Klagen über Baulärm in der Urlaubssaison gibt es auf Mallorca seit Jahren immer wieder. Nun droht sich das Problem aber zuzuspitzen. Schuld daran ist ein Gerichtsurteil, das eine Verordnung der Gemeinde Andratx für unwirksam erklärt, die lärmintensive Bauarbeiten in Touristenzonen in den Haupturlaubsmonaten untersagte.
Geklagt hatte der Verband der Bauunternehmer, die sich durch die strenge Reglementierung benachteiligt sehen. Vergleichbare Verordnungen gibt es in den meisten Küstenorten der Insel. Oft sind Bauarbeiten während fünf bis sechs Monaten ganz verboten oder zumindest stark eingeschränkt.
Da es spanienweit bereits mehrere rechtskräftige Urteile gibt, die solche Regelungen für illegal erklären, sind die Baulärmverordnungen der mallorquinischen Gemeinden das Papier nicht mehr wert, auf dem sie geschrieben stehen.
"Wir haben den Gemeinden empfohlen, ihre Verordnungen anzupassen", sagt Miquel Santandreu vom balearischen Gemeindeverband Felib.
Die Gemeinden könnten zwar bestimmte Lärmobergrenzen und Ruhezeiten festlegen, nicht aber jegliche Bauaktivitäten in bestimmten Gegenden über mehrere Monate hinweg verbieten. "Man kann den Baufirmen nicht die Arbeit untersagen, solange sie die Dezibelgrenzen einhalten", sagt Santandreu.
Der Bürgermeister von Andratx, der Konservative Llorenç Suau, ist sich des Problems bewusst. Schon vor Monaten hat er sich mit Bauunternehmern und Hoteliers zusammengesetzt, um einen Konsens zu finden. Das Ergebnis: Im August soll überhaupt nicht gebaut werden, im Juni und Juli werde nicht um acht, sondern erst um neun mit der Arbeit begonnen.
"Wir haben aber keine rechtliche Handhabe, das auch durchzusetzen", sagt Suau.
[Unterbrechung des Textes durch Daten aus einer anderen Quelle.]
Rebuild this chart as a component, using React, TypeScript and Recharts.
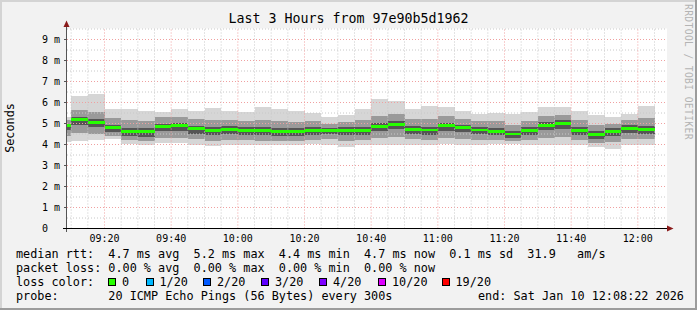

Die einzige Möglichkeit zur Kontrolle ist die Einhaltung der in Spanien gesetzlich vorgeschriebenen Lärmgrenzen. Deshalb hat Suau nun für 6000 Euro ein Messgerät angeschafft, mit dem im Falle von Beschwerden nachgemessen werden kann.
Auch in Capdepera gibt es eine Lärmverordnung, die in Teilen der Gemeinde bestimmte Bauarbeiten zwischen der Osterwoche und Ende Oktober untersagt. Würde dagegen geklagt, wären die Aussichten auf Erfolg gut. Bislang aber scheint das niemand vorzuhaben.
Erst kürzlich beantragte eine Firma eine Sondergenehmigung, um den Bau eines Hotels in Cala Rajada noch weiter voranzutreiben, obwohl die Osterwoche längst vorüber war. Die Gemeinde erteilte die Genehmigung.
Laut Miquel Santandreu vom Gemeindeverband wird es nun darauf ankommen, wie diplomatisch die Städte und Gemeinden ihre Vermittlungsarbeit zwischen Tourismusbranche auf der einen Seite und Bauwirtschaft auf der anderen Seite wahrnehmen werden. "Das ist eine schwierige Rolle", sagt er.
Zum einen sei der Tourismus natürlich die Haupteinnahmequelle der Insel. Angesichts der anhaltenden Wirtschaftskrise dürfe man aber auch die Interessen der Baubranche nicht außer Acht lassen. "Es wird aber nicht zur Eskalation kommen", sagt Santandreu. "Alle Beteiligten sehen die Problematik und sind an einer Lösung interessiert."